RRoberto Escobar, Il Sole-24 Ore, 25 febbraio 2007

 

Il monumentale doppio progetto di Clint Eastwood aggiunge un nuovo capitolo all’inarrestabile ascesa del suo talento, che pare non debba smettere mai di sorprendere e suscitare ammirazione. Se Flags of our fathers raccontava la battaglia di Iwo Jima secondo il punto di vista americano, Lettere da Iwo Jima racconta di nuovo lo stesso episodio ma visto dagli avversari giapponesi. Iwo Jima, piccola isola giapponese in mezzo al Pacifico, fu all’inizio del 1945 un nodo strategico per le sorti della guerra nippo-americana.
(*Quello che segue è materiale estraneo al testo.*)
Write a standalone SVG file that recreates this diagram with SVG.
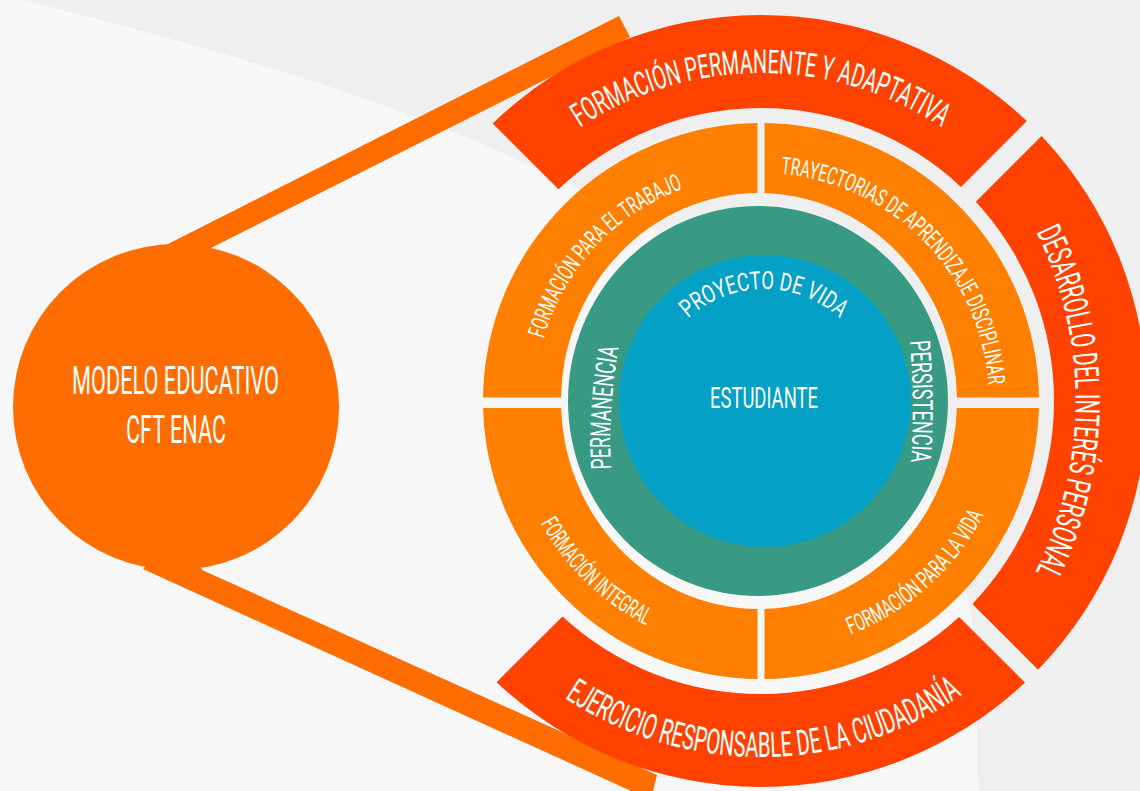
<svg xmlns="http://www.w3.org/2000/svg" xmlns:xlink="http://www.w3.org/1999/xlink" width="1140" height="791" viewBox="0 0 1140 791">
<style>
.t{fill:#ffffff;font-family:Roboto,"Liberation Sans","DejaVu Sans",sans-serif;font-weight:400;}
.red{fill:#ff4200;}
.org{fill:#ff8000;}
.band{fill:#ff6d00;}
</style>
<defs>
<path id="ring" fill-rule="evenodd" d="M 483 401 A 278 278 0 1 0 1039 401 A 278 278 0 1 0 483 401 Z M 561 401 A 198 208 0 1 0 957 401 A 198 208 0 1 0 561 401 Z"/>
<clipPath id="cTL"><rect x="470" y="110" width="287.5" height="287.5"/></clipPath>
<clipPath id="cTR"><rect x="764.5" y="110" width="290" height="287.5"/></clipPath>
<clipPath id="cBL"><rect x="470" y="408" width="287.5" height="290"/></clipPath>
<clipPath id="cBR"><rect x="764.5" y="408" width="290" height="290"/></clipPath>
<path id="p-proyecto" d="M 688.3 318.4 A 112 112 0 0 1 839.7 318.4"/>
<path id="p-permanencia" d="M 611 469 Q 608 407 619 346"/>
<path id="p-persistencia" d="M 910 341 Q 915 402 911 463"/>
<path id="p-trabajo" d="M 543.7 338.7 A 226 226 0 0 1 683.7 188.6"/>
<path id="p-trayectorias" d="M 780.9 173.9 A 228 228 0 0 1 988.4 385.1"/>
<path id="p-integral" d="M 540.6 523.2 A 252 252 0 0 0 646.6 625.5"/>
<path id="p-vida" d="M 850.6 634.4 A 250 250 0 0 0 983.8 514.5"/>
<path id="p-permanente" d="M 580 127.5 A 328 328 0 0 1 942 127.5"/>
<path id="p-desarrollo" d="M 1036.3 232 A 383 383 0 0 1 1036.3 570"/>
<path id="p-ejercicio" d="M 564.5 697.9 A 356 356 0 0 0 962.6 694.4"/>
</defs>

<g id="background">
<rect x="0" y="0" width="1140" height="791" fill="#efefef"/>
<path d="M 0 0 L 23 0 C 300 70 540 140 760 300 C 900 400 960 520 975 640 L 978 791 L 0 791 Z" fill="#f7f7f7"/>
</g>

<g id="connectors">
<polygon class="band" points="166,245 619,16 630,37 211,248 190,300"/>
<polygon class="band" points="143,569 190,520 202,570 657,775 652,795 640,795"/>
</g>

<g id="node-modelo">
<circle cx="176" cy="407" r="163" fill="#ff6d00"/>
<text class="t" x="72" y="394" font-size="38" textLength="207" lengthAdjust="spacingAndGlyphs">MODELO EDUCATIVO</text>
<text class="t" x="126" y="443" font-size="38" textLength="100" lengthAdjust="spacingAndGlyphs">CFT ENAC</text>
</g>

<g id="node-formacion-permanente">
<path class="red" d="M 492.7 123.5 A 386 386 0 0 1 1026.8 121.1 L 961.0 186.9 A 293 293 0 0 0 558.5 189.3 Z"/>
<text class="t" font-size="33"><textPath xlink:href="#p-permanente" href="#p-permanente" textLength="383" lengthAdjust="spacingAndGlyphs">FORMACIÓN PERMANENTE Y ADAPTATIVA</textPath></text>
</g>

<g id="node-desarrollo">
<path class="red" d="M 1041.6 136.0 A 386 386 0 0 1 1038.1 669.7 L 972.4 603.9 A 293 293 0 0 0 975.8 201.7 Z"/>
<text class="t" font-size="34"><textPath xlink:href="#p-desarrollo" href="#p-desarrollo" textLength="352" lengthAdjust="spacingAndGlyphs">DESARROLLO DEL INTERÉS PERSONAL</textPath></text>
</g>

<g id="node-ejercicio">
<path class="red" d="M 1025.0 682.6 A 386 386 0 0 1 496.6 682.2 L 562.5 616.5 A 293 293 0 0 0 959.1 616.9 Z"/>
<text class="t" font-size="35"><textPath xlink:href="#p-ejercicio" href="#p-ejercicio" textLength="422" lengthAdjust="spacingAndGlyphs">EJERCICIO RESPONSABLE DE LA CIUDADANÍA</textPath></text>
</g>

<g id="node-trabajo">
<use href="#ring" xlink:href="#ring" class="org" clip-path="url(#cTL)"/>
<text class="t" font-size="24"><textPath xlink:href="#p-trabajo" href="#p-trabajo" textLength="212" lengthAdjust="spacingAndGlyphs">FORMACIÓN PARA EL TRABAJO</textPath></text>
</g>

<g id="node-trayectorias">
<use href="#ring" xlink:href="#ring" class="org" clip-path="url(#cTR)"/>
<text class="t" font-size="24"><textPath xlink:href="#p-trayectorias" href="#p-trayectorias" textLength="322" lengthAdjust="spacingAndGlyphs">TRAYECTORIAS DE APRENDIZAJE DISCIPLINAR</textPath></text>
</g>

<g id="node-integral">
<use href="#ring" xlink:href="#ring" class="org" clip-path="url(#cBL)"/>
<text class="t" font-size="24"><textPath xlink:href="#p-integral" href="#p-integral" textLength="149" lengthAdjust="spacingAndGlyphs">FORMACIÓN INTEGRAL</textPath></text>
</g>

<g id="node-vida">
<use href="#ring" xlink:href="#ring" class="org" clip-path="url(#cBR)"/>
<text class="t" font-size="24"><textPath xlink:href="#p-vida" href="#p-vida" textLength="183" lengthAdjust="spacingAndGlyphs">FORMACIÓN PARA LA VIDA</textPath></text>
</g>

<g id="node-teal">
<ellipse cx="758" cy="401" rx="190" ry="195" fill="#389a82"/>
<text class="t" font-size="28"><textPath xlink:href="#p-permanencia" href="#p-permanencia" textLength="122" lengthAdjust="spacingAndGlyphs">PERMANENCIA</textPath></text>
<text class="t" font-size="28"><textPath xlink:href="#p-persistencia" href="#p-persistencia" textLength="121" lengthAdjust="spacingAndGlyphs">PERSISTENCIA</textPath></text>
</g>

<g id="node-estudiante">
<circle cx="765" cy="401" r="146" fill="#04a0c5"/>
<text class="t" font-size="25"><textPath xlink:href="#p-proyecto" href="#p-proyecto" textLength="166" lengthAdjust="spacingAndGlyphs">PROYECTO DE VIDA</textPath></text>
<text class="t" x="710" y="408" font-size="30" textLength="108" lengthAdjust="spacingAndGlyphs">ESTUDIANTE</text>
</g>
</svg>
Così come per il primo film, Eastwood si è affidato a tracce documentate, così qui ha seguito come filo conduttore quello della corrispondenza (bellissima la scena iniziale in cui, molti anni dopo, vengono ritrovate sull’isola centinaia di lettere di soldati mai partite e mai giunte a destinazione) e in modo particolare le lettere, raccolte in libro, del comandante giapponese sull’isola, il generale Kuribayashi, scritte alla sua famiglia. Eastwood si è lasciato ispirare da questa figura singolare. Kuribayashi aveva lungamente soggiornato negli Stati Uniti tra gli anni Venti e Trenta, ed era un estimatore del popolo americano. Ciononostante, nonostante la sua visione non allineata al militarismo giapponese e nonostante la sua diversità dagli altri ufficiali imbevuti di odio verso il nemico sconosciuto, egli diresse e combattè fino in fondo la sua guerra già persa in nome dell’onore ma anche con metodi ingegnosi. Accanto a quella del generale il film mette a fuoco altre figure umane come quelle del nobile campione di sport equestri, dell’ufficiale tutto d’un pezzo, dell’umile soldato, fornaio nella vita civile, che miracolosamente scampa alla strage perché aveva giurato a se stesso di rimanere vivo, per poter vedere il figlio nato durante la sua lontananza. Come il precedente questo non è un film di guerra ma un film sugli esseri umani che le guerre hanno sacrificato. È un saggio di misericordia, come sempre per questo magnifico cineasta senza semplificazioni o scorciatoie, semplice e complesso allo stesso tempo.